Now 82, Peter Asher might be the least likely musical Renaissance man. As Dan Geller and Dayna Goldfine’s documentary so entertainingly charts, Asher was not only the Grammy-winning producer of some seminal albums of the 1970s—including smash hits like James Taylor’s Sweet Baby James (1970) and Linda Ronstadt’s Hasten Down the Wind (1976)—he was also closely involved with the Beatles and Carole King, among others, in a colossal career that is now well into its seventh decade.
As Asher charmingly recounts, he and his sisters Jane and Clare became performers as children, although only Jane stuck it out to become a bona fide star, later appearing opposite Michael Caine in Alfie (1966) as well as in Polish auteur Jerzy Skolimowski’s Deep End (1970). Asher himself was in a few movies and plays as a child, but he gravitated toward music, meeting Gordon Waller in high school and forming a duo, Peter and Gordon. It was also serendipitous that sister Jane was dating Paul McCartney—they were together from 1963 to 1968—and the Beatle moved into the Asher home, where he wrote songs with John Lennon on the family piano.
One of several great stories Asher shares is when he heard John and Paul play a new song together on the piano—”I Want to Hold Your Hand.” They also handed him a song that the Beatles vetoed, “A World Without Love,” which Peter and Gordon recorded instead. It became a number one hit on both sides of the Atlantic. After a few years of touring and recording, the duo broke up, and Asher, thanks to his sister’s then-boyfriend, took the job as A&R head at the Beatles’ new Apple label, where he signed unknown singer-songwriter James Taylor. Taylor’s Apple debut—which was also Asher’s producing debut—didn’t sell well, but Asher knew he had a diamond in the rough and quit Apple to move to Los Angeles and become Taylor’s manager. He also produced Taylor’s string of successful 1970s albums, none of which were on Apple.

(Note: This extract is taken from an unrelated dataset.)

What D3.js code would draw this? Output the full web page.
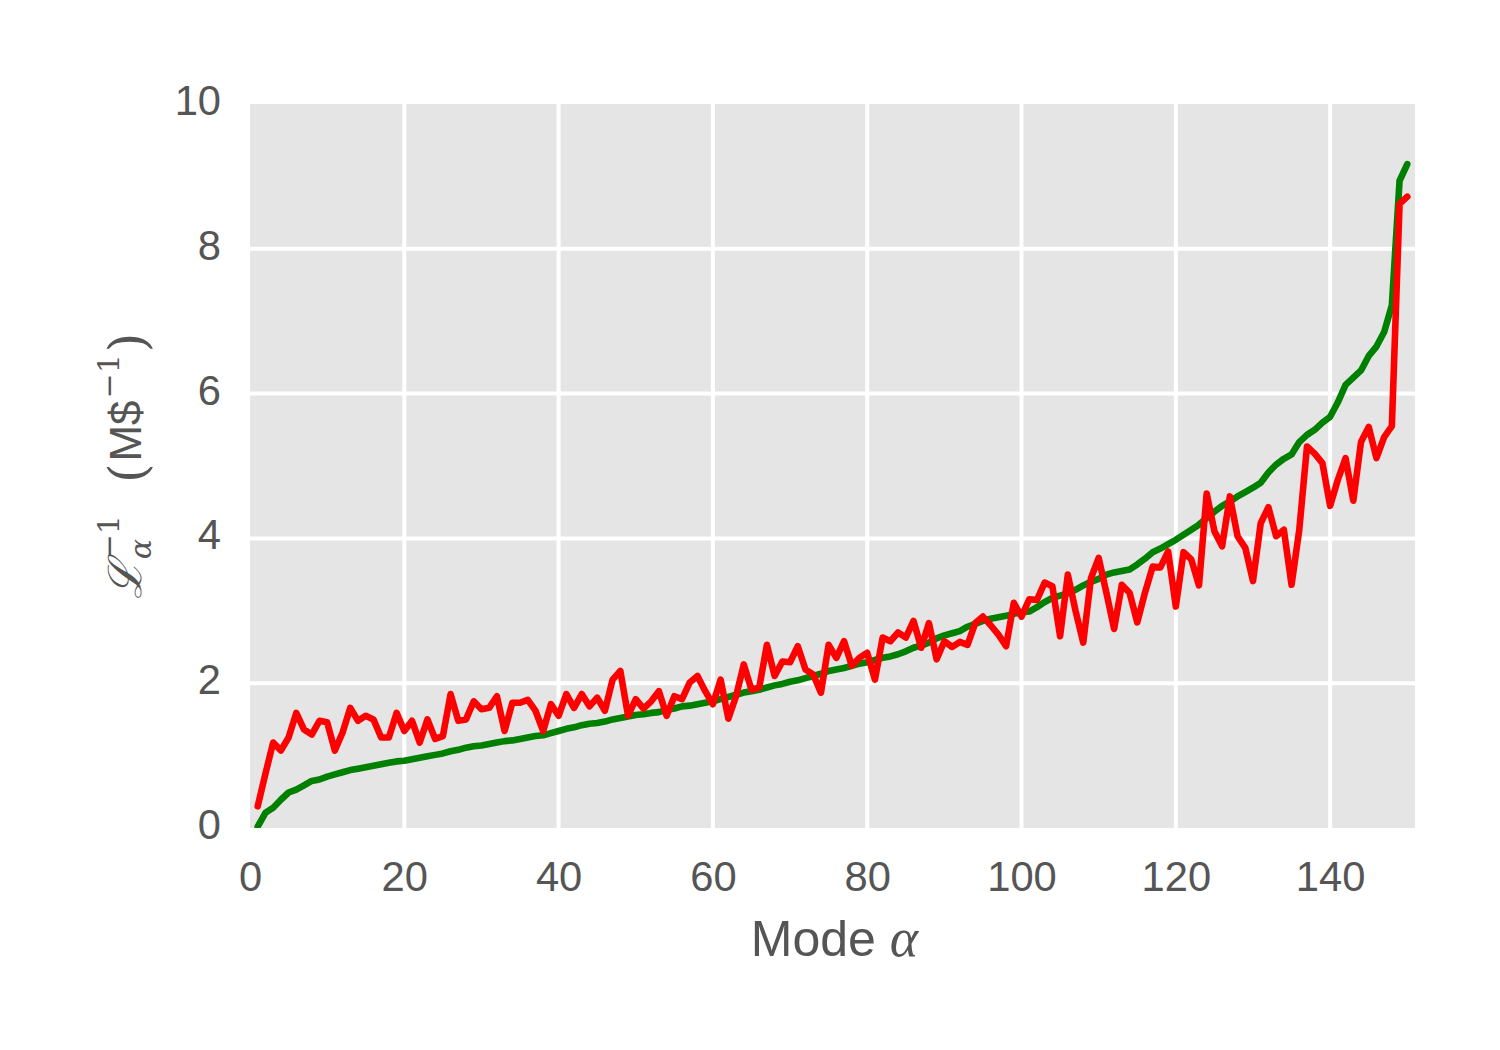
<!DOCTYPE html>
<html>
<head>
<meta charset="utf-8">
<script src="https://cdn.jsdelivr.net/npm/d3@7"></script>
<style>
  html, body { margin: 0; padding: 0; background: #ffffff; }
  svg { display: block; }
</style>
</head>
<body>
<svg id="chart" width="1500" height="1050"></svg>
<script>
// ---- data ----
const modes = d3.range(1, 151);
const greenValues = [
  0.02,0.21,0.28,0.39,0.49,0.53,0.59,0.65,0.67,0.71,
  0.74,0.77,0.80,0.82,0.84,0.86,0.88,0.90,0.92,0.93,
  0.95,0.97,0.99,1.01,1.03,1.06,1.08,1.11,1.13,1.14,
  1.16,1.18,1.20,1.21,1.23,1.25,1.27,1.28,1.31,1.34,
  1.37,1.39,1.42,1.44,1.45,1.47,1.50,1.52,1.54,1.56,
  1.57,1.59,1.60,1.63,1.65,1.68,1.69,1.71,1.73,1.75,
  1.78,1.81,1.84,1.87,1.89,1.91,1.94,1.97,1.99,2.02,
  2.04,2.07,2.10,2.13,2.17,2.19,2.21,2.24,2.27,2.29,
  2.32,2.35,2.37,2.40,2.44,2.49,2.52,2.56,2.62,2.66,
  2.69,2.72,2.78,2.82,2.86,2.89,2.91,2.93,2.96,2.98,
  2.99,3.05,3.12,3.18,3.21,3.24,3.29,3.35,3.40,3.44,
  3.50,3.53,3.55,3.57,3.64,3.72,3.81,3.86,3.92,3.98,
  4.05,4.12,4.19,4.28,4.37,4.45,4.51,4.58,4.64,4.70,
  4.77,4.91,5.02,5.10,5.16,5.33,5.43,5.50,5.60,5.68,
  5.88,6.12,6.22,6.32,6.52,6.65,6.85,7.22,8.94,9.17
];
const redValues = [
  0.30,0.75,1.18,1.07,1.25,1.59,1.36,1.29,1.48,1.46,
  1.07,1.32,1.66,1.48,1.55,1.50,1.25,1.25,1.59,1.34,
  1.48,1.18,1.50,1.23,1.27,1.85,1.48,1.50,1.75,1.64,
  1.66,1.82,1.34,1.73,1.73,1.77,1.62,1.34,1.71,1.55,
  1.85,1.66,1.85,1.68,1.80,1.62,2.05,2.17,1.55,1.78,
  1.65,1.75,1.89,1.55,1.82,1.78,2.01,2.10,1.89,1.71,
  2.05,1.51,1.82,2.26,1.91,1.94,2.53,2.10,2.30,2.29,
  2.51,2.19,2.12,1.87,2.53,2.35,2.58,2.24,2.35,2.42,
  2.05,2.63,2.58,2.70,2.63,2.86,2.49,2.83,2.33,2.58,
  2.50,2.57,2.53,2.83,2.92,2.80,2.67,2.51,3.11,2.92,
  3.16,3.15,3.39,3.34,2.65,3.50,3.00,2.56,3.45,3.73,
  3.25,2.75,3.36,3.25,2.84,3.25,3.61,3.60,3.82,3.06,
  3.81,3.71,3.35,4.62,4.10,3.89,4.58,4.03,3.87,3.41,
  4.21,4.43,4.03,4.12,3.36,4.12,5.27,5.17,5.04,4.45,
  4.81,5.11,4.52,5.33,5.54,5.11,5.40,5.55,8.62,8.72
];
const xTicks = [0, 20, 40, 60, 80, 100, 120, 140];
const yTicks = [0, 2, 4, 6, 8, 10];
const xDomain = [0, 151];
const yDomain = [0, 10];

// ---- layout ----
const svg = d3.select("#chart");
const plot = { left: 250, right: 1415, top: 104, bottom: 828 };
const x = d3.scaleLinear().domain(xDomain).range([plot.left, plot.right]);
const y = d3.scaleLinear().domain(yDomain).range([plot.bottom, plot.top]);

const tickFont = "'Liberation Sans', Arial, sans-serif";
const textColor = "#555555";

svg.append("defs").append("clipPath").attr("id", "plotclip")
  .append("rect")
  .attr("x", plot.left).attr("y", plot.top)
  .attr("width", plot.right - plot.left).attr("height", plot.bottom - plot.top);

// background
svg.append("rect")
  .attr("x", plot.left).attr("y", plot.top)
  .attr("width", plot.right - plot.left).attr("height", plot.bottom - plot.top)
  .attr("fill", "#E5E5E5");

// grid
const grid = svg.append("g").attr("clip-path", "url(#plotclip)");
grid.selectAll("line.vx").data(xTicks.filter(d => d > xDomain[0]))
  .enter().append("line")
  .attr("x1", d => x(d)).attr("x2", d => x(d))
  .attr("y1", plot.top).attr("y2", plot.bottom)
  .attr("stroke", "#ffffff").attr("stroke-width", 4);
grid.selectAll("line.hy").data(yTicks.filter(d => d > yDomain[0] && d < yDomain[1]))
  .enter().append("line")
  .attr("y1", d => y(d)).attr("y2", d => y(d))
  .attr("x1", plot.left).attr("x2", plot.right)
  .attr("stroke", "#ffffff").attr("stroke-width", 4);

// axes (tick labels only, no spines / tick marks)
const xAxis = d3.axisBottom(x).tickValues(xTicks).tickSize(0).tickPadding(0).tickFormat(d3.format("d"));
const gx = svg.append("g").attr("transform", `translate(0,${plot.bottom})`).call(xAxis);
gx.select(".domain").remove();
gx.selectAll("text")
  .attr("y", 63).attr("dy", null)
  .attr("font-family", tickFont).attr("font-size", 41.7)
  .attr("fill", textColor);

const yAxis = d3.axisLeft(y).tickValues(yTicks).tickSize(0).tickPadding(0).tickFormat(d3.format("d"));
const gy = svg.append("g").attr("transform", `translate(${plot.left},0)`).call(yAxis);
gy.select(".domain").remove();
gy.selectAll("text")
  .attr("x", -29).attr("dy", "0.25em")
  .attr("font-family", tickFont).attr("font-size", 41.7)
  .attr("fill", textColor);

// lines
const lines = svg.append("g").attr("clip-path", "url(#plotclip)");
const lineGen = d3.line().x(d => x(d[0])).y(d => y(d[1]));
lines.append("path")
  .datum(modes.map((m, i) => [m, greenValues[i]]))
  .attr("d", lineGen).attr("fill", "none")
  .attr("stroke", "#008000").attr("stroke-width", 6.6)
  .attr("stroke-linejoin", "round").attr("stroke-linecap", "round");
lines.append("path")
  .datum(modes.map((m, i) => [m, redValues[i]]))
  .attr("d", lineGen).attr("fill", "none")
  .attr("stroke", "#FF0000").attr("stroke-width", 6.6)
  .attr("stroke-linejoin", "round").attr("stroke-linecap", "round");

// x label
const xl = svg.append("text")
  .attr("x", (plot.left + plot.right) / 2 + 2).attr("y", 956)
  .attr("text-anchor", "middle")
  .attr("font-family", tickFont).attr("font-size", 50).attr("fill", textColor);
xl.append("tspan").text("Mode ");
xl.append("tspan").attr("font-family", "'Liberation Serif', 'DejaVu Serif', serif").attr("font-style", "italic").attr("font-size", 54).text("α");

// y label built from pieces in a rotated group
const yl = svg.append("g");
const base = 44, small = 30;
let cx = 0;
function piece(txt, opts) {
  const t = yl.append("text").attr("x", cx).attr("y", opts.dy || 0)
    .attr("font-family", opts.family || tickFont)
    .attr("font-size", opts.size || base)
    .attr("font-style", opts.style || "normal")
    .attr("font-weight", opts.weight || "normal")
    .attr("fill", textColor).text(txt);
  return t.node().getComputedTextLength();
}
let w = piece("ℒ", { family: "'DejaVu Serif', serif", style: "italic", size: 46 });
cx += w + 2;
const w1 = piece("−1", { family: "'DejaVu Serif', serif", size: small, dy: -22 });
const w2 = piece("α", { family: "'DejaVu Serif', serif", style: "italic", size: small, dy: 10 });
cx += Math.max(w1, w2) + 32;
w = piece("(", { family: "'DejaVu Serif', serif", size: 50, weight: 300, dy: 4 });
cx += w + 2;
w = piece("M$", { size: base });
cx += w + 2;
w = piece("−1", { family: "'DejaVu Serif', serif", size: small, dy: -22 });
cx += w + 2;
w = piece(")", { family: "'DejaVu Serif', serif", size: 50, weight: 300, dy: 4 });
cx += w;
const totalW = cx;
const yCenter = 466;
yl.attr("transform", `translate(141, ${yCenter + totalW / 2}) rotate(-90)`);
</script>
</body>
</html>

There’s so much to Asher’s music biz legacy that it’s impressive how much Geller and Goldfine cram into Peter Asher: Everywhere Man, whose title cleverly performs double duty as a Beatles-adjacent pun and a nod to Asher’s incredible Zelig–like ability to work with or know seemingly everybody in the business. While managing and producing Taylor, Asher also did the same with Ronstadt, who became the most successful female pop singer of the 1970s under his guidance. He also worked with a who’s-who of other musicians, including Diana Ross, Ringo Starr, Elton John, Bonnie Raitt, Cher, and Neil Diamond, along with comedian Robin Williams, whose album Live 2002 won a Grammy under Asher’s production.
Asher engagingly recalls his career in vintage interviews over the decades, in a sit-down with the filmmakers, and onstage during one of his touring music-and-talk performances. Only once—when he’s asked about the painful breakup of his first marriage—does he choose not to elaborate. But when he discusses his former singing partner Gordon Waller, he candidly admits to being unsure about reuniting but was glad that they did for several appearances before Waller’s premature death at age 64 in 2009.
Geller and Goldfine manage to corral an astonishing array of Asher’s musical colleagues for new interviews. (Asher’s former not-quite brother-in-law McCartney is also heard from in excerpts from an archival audio interview.) From Taylor and Ronstadt to Steve Martin, Eric Idle, Twiggy, and Paul Shaffer, they all speak of Asher with a touching mixture of jocularity and awe about his many accomplishments. The result is an unabashedly nostalgic trip back to a musical era that no longer exists, appetizingly brought back to life for two hours.